By Sam Benson, Sr.
The boats arrived in 2020 in Upstate, New York just as Columbus arrived in the New World in 1492. Instead of the Nina, the Pinta, and the Santa Maria, the boats were very different. All sorts of gray and black Mercedes, Audis, and Lexuses brought our newest bout of colonizers ready to offer the great salvation of a foreign faith and the trappings of civilization.
‘Colonizer’ has become a very popular term in pop culture and academia, and it should be little surprise that many of those who love using the term with pointed fingers turned out to be the most like the great Conquistadors of old. Having privilege, wealth, and connections, these new settlers came not bearing the flag of the Spanish Crown, but instead that of a culture vastly different than the (for lack of a better word) indigenous culture of Upstate New York.
Bringing an alien disease with them, our new friends had the opportunity to either assimilate with the natives or attempt to teach them civilization. Replacing the ‘White Man’s Burden’ with the ‘Woke Man’s (and Woman’s) Burden turned out to be the same mindset, except with about the same amount of hubris. Swap out Cecil Rhodes for the newest ‘artisanal artist’ experience, and you have a small slice of post-2020 life in the Catskills.
Ironically, the pressure of being a small fish in a big pond was often just too much. There were only so many trips to be taken during a pandemic or so much of a trust fund to be spent quickly. It was time to become boutique farmers or artists or take your pick. There were dirty Republican-voting gun-lovers who needed desperately to be told that they were wrong.
And so they were.
Therein lies the irony of the great proselytizers of culture on the unwashed masses of Upstate, New York. Those who often would not pass the culture smell test in Manhattan often believe that the uneducated rubes in rural New York simply won’t notice.
Where a midlevel career in Long Island or Yonkers may have elicited eyerolls in Manhattan prior to the pandemic, here’s an opportunity to explain that your time as a small blip at a private school in NYC provided you with great haute culture. Heck, just throw a few French phrases in and you can act like you’ve run rings over the local folk.

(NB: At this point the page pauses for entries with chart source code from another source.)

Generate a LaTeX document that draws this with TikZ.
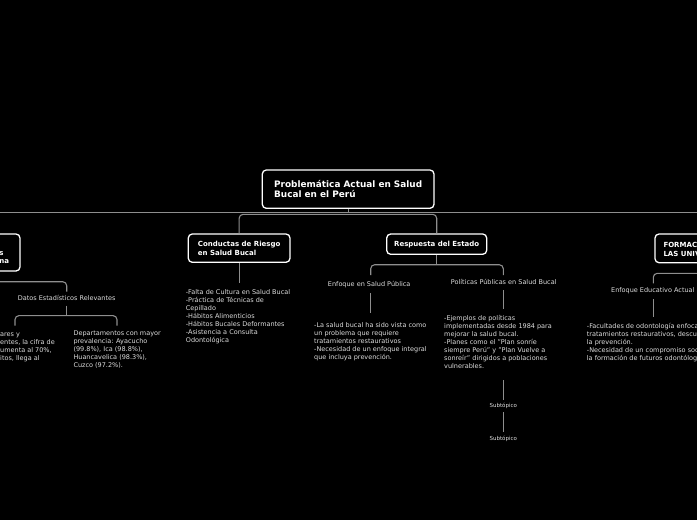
\documentclass[tikz,border=0pt]{standalone}
\usepackage{fontspec}
\setmainfont{DejaVu Sans}
\definecolor{fg}{HTML}{DDDDDD}
\definecolor{ln}{HTML}{8E8E8E}
\begin{document}
\begin{tikzpicture}[x=1pt,y=-1pt,
  box/.style={draw=white, line width=1.3pt, rounded corners=4pt, fill=black, text=white,
    font=\bfseries\fontsize{7}{9.4}\selectfont, align=left, inner sep=0pt},
  btxt/.style={text=white, font=\bfseries\fontsize{7}{9}\selectfont, align=left, inner sep=0pt, anchor=west},
  conn/.style={draw=ln, line width=1.1pt, rounded corners=4pt},
  lbl/.style={text=fg, font=\fontsize{6.5}{8}\selectfont, inner sep=0pt},
  txt/.style={text=fg, font=\fontsize{6.5}{8}\selectfont, align=left, inner sep=0pt, anchor=north west},
  subt/.style={text=fg, font=\fontsize{5.5}{6.5}\selectfont, inner sep=0pt}]
\fill[black] (0,0) rectangle (697,520);
\useasboundingbox (0,0) rectangle (697,520);
\begin{scope}
\clip (0,0) rectangle (697,520);
% coordinates
\coordinate (hL) at (-10,212.3);
\coordinate (hR) at (707,212.3);
\coordinate (rj) at (348.15,212.3);
\coordinate (bk) at (0,214.3);
\coordinate (condEnd) at (239.15,283);
\coordinate (bj) at (436.7,264.7);
\coordinate (b1) at (370.7,275);
\coordinate (b2) at (503.3,275);
\coordinate (e1) at (370.7,293.3);
\coordinate (e2) at (370.7,312.7);
\coordinate (p1) at (503.3,290);
\coordinate (p2) at (503.3,309);
\coordinate (p3) at (503.3,380);
\coordinate (p4) at (503.3,400);
\coordinate (q1) at (503.3,412.3);
\coordinate (q2) at (503.3,432.3);
\coordinate (lk) at (66.7,281.7);
\coordinate (lj) at (66.7,291.7);
\coordinate (d1) at (66.7,305.7);
\coordinate (sj) at (66.7,315.6);
\coordinate (s1) at (15,325.7);
\coordinate (s2) at (117,325.7);
\coordinate (rk) at (653.3,273.3);
\coordinate (rj2) at (653.3,283.3);
\coordinate (f1) at (653.3,299.3);
\coordinate (f2) at (653.3,316.7);

% boxes
\node[box, font=\bfseries\fontsize{8.9}{10.3}\selectfont, minimum width=171.7pt, minimum height=38.3pt] (root) at (348.15,189.15) {Problemática Actual en Salud\\Bucal en el Perú};
\node[box, minimum width=101.7pt, minimum height=28.3pt] (cond) at (239.15,248.15) {Conductas de Riesgo\\en Salud Bucal};
\node[box, minimum width=100pt, minimum height=20.3pt] (resp) at (436.7,244.15) {Respuesta del Estado};
\node[box, minimum width=100pt, minimum height=37pt] (lbox) at (-30,252.5) {};
\node[btxt, font=\bfseries\fontsize{7}{8.4}\selectfont] (ltxt) at (-0.8,257.6) {s\\na};
\node[box, minimum width=110pt, minimum height=28.7pt] (rbox) at (710,248.35) {};
\node[btxt] (rtxt) at (663.3,248.8) {FORMACIÓN EN\\LAS UNIVERSIDADES};

% connectors
\draw[conn] (root.south) -- (rj);
\draw[conn] (hL) -- (hR);
\draw[conn] (cond.north) |- (bk -| resp.north) -- (resp.north);
\draw[conn] (cond.south) -- (condEnd);
\draw[conn] (resp.south) -- (bj);
\draw[conn] (b1) |- (bj) -| (b2);
\draw[conn] (e1) -- (e2);
\draw[conn] (p1) -- (p2);
\draw[conn] (lbox.south) |- (lk) -- (lj);
\draw[conn] (d1) -- (sj);
\draw[conn] (s1) |- (sj) -| (s2);
\draw[conn] (rbox.south) |- (rk) -- (rj2);
\draw[conn] (f1) -- (f2);
\draw[conn] (p3) -- (p4);
\draw[conn] (q1) -- (q2);

% labels
\node[lbl] (datos) at (66.7,298) {Datos Estadísticos Relevantes};
\node[lbl] (enf) at (369.2,284.3) {Enfoque en Salud Pública};
\node[lbl] (pol) at (503.7,282.3) {Políticas Públicas en Salud Bucal};
\node[lbl] (edu) at (652.8,290.3) {Enfoque Educativo Actual};
\node[subt] (sub1) at (503.3,405.7) {Subtópico};
\node[subt] (sub2) at (503.3,439) {Subtópico};

% texts
\node[txt] (condTxt) at (185.7,289.2) {-Falta de Cultura en Salud Bucal\\-Práctica de Técnicas de\\Cepillado\\-Hábitos Alimenticios\\-Hábitos Bucales Deformantes\\-Asistencia a Consulta\\Odontológica};
\node[txt] (statR) at (73.3,330.9) {Departamentos con mayor\\prevalencia: Ayacucho\\(99.8\%), Ica (98.8\%),\\Huancavelica (98.3\%),\\Cuzco (97.2\%).};
\node[txt] (statL) at (0,332.3) {ares y\\entes, la cifra de\\umenta al 70\%,\\itos, llega al};
\node[txt] (enfTxt) at (314,321.9) {-La salud bucal ha sido vista como\\un problema que requiere\\tratamientos restaurativos\\-Necesidad de un enfoque integral\\que incluya prevención.};
\node[txt] (polTxt) at (444,315.2) {-Ejemplos de políticas\\implementadas desde 1984 para\\mejorar la salud bucal.\\-Planes como el "Plan sonríe\\siempre Perú" y "Plan Vuelve a\\sonreír" dirigidos a poblaciones\\vulnerables.};
\node[txt] (facTxt) at (586.7,323.4) {-Facultades de odontología enfocadas en\\tratamientos restaurativos, descuidando\\la prevención.\\-Necesidad de un compromiso social en\\la formación de futuros odontólogos.};
\end{scope}
\end{tikzpicture}
\end{document}
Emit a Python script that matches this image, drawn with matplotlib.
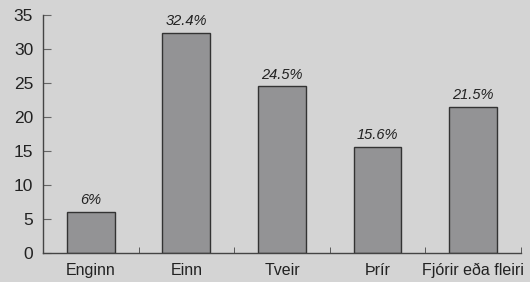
import matplotlib
matplotlib.use("Agg")
import matplotlib.pyplot as plt
import numpy as np

categories = ["Enginn", "Einn", "Tveir", "Þrír", "Fjórir eða fleiri"]
values = [6, 32.4, 24.5, 15.6, 21.5]
labels = ["6%", "32.4%", "24.5%", "15.6%", "21.5%"]
yticks = [0, 5, 10, 15, 20, 25, 30, 35]

plt.rcParams['font.family'] = ['Liberation Sans', 'DejaVu Sans']
bg = "#d4d4d4"
fig = plt.figure(figsize=(5.3, 2.82), dpi=100, facecolor=bg)
ax = fig.add_axes([0.081, 0.103, 0.902, 0.844], facecolor=bg)

x = np.arange(len(categories))
ax.bar(x, values, width=0.5, color="#939395", edgecolor="#333333", linewidth=1.0)
for xi, v, l in zip(x, values, labels):
    ax.text(xi, v + 0.7, l, ha="center", va="bottom", fontsize=10.5, style="italic", color="#222222")

ax.set_xlim(-0.5, len(categories) - 0.5)
ax.set_ylim(0, 35)
ax.set_yticks(yticks)
ax.set_xticks(x)
ax.set_xticklabels(categories)
ax.set_xticks(np.arange(-0.5, len(categories)), minor=True)
ax.tick_params(axis="x", which="major", length=0, labelsize=11.5, pad=7, labelcolor="#222222")
ax.tick_params(axis="x", which="minor", direction="in", length=4, color="#444444")
ax.tick_params(axis="y", direction="in", length=6, color="#666666", labelsize=12.5, pad=7, labelcolor="#222222")
for s in ["top", "right"]:
    ax.spines[s].set_visible(False)
for s in ["left", "bottom"]:
    ax.spines[s].set_color("#444444")
    ax.spines[s].set_linewidth(1.0)

fig.savefig("out.png", dpi=100, facecolor=bg)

There’s a key issue here, especially when considering the role of culture in the Catskills. There is plenty now and there was plenty before the pandemic. As much as some urban, urbane expats may believe that they are delivering culture to the area for the first time, the rich tapestry of Rotaries, Kiwanis, church groups, and square dances rival and solo artist’s explanation of why they’re better than you.
There is always a need for more culture in this area, or any area. However, the lone wolf artist ready to explain to a mechanic how socialism just hasn’t been tried yet will continue to fall on deaf ears. And try as you might, there just won’t be the same impact of imparting culture when someone who has but didn’t earn it does their best to explain to someone who has not but works hard.
So are there direct parallels between Christopher Columbus, who has become a hated symbol in our new culture, with the post-Covid explorers? Not every single one, of course.
But if you’re reading this with any ounce of condescension for the folks who lived up here before or complained about the noise at a gun range or complained about the smell of a farm…well, you’re probably more like ol’ Chris than you’d ever give yourself credit for. And you think that Columbus was evil because of what he did to Natives? Sure he was. But do you think of some rural Trump supporter any better than he did the people of the West Indies?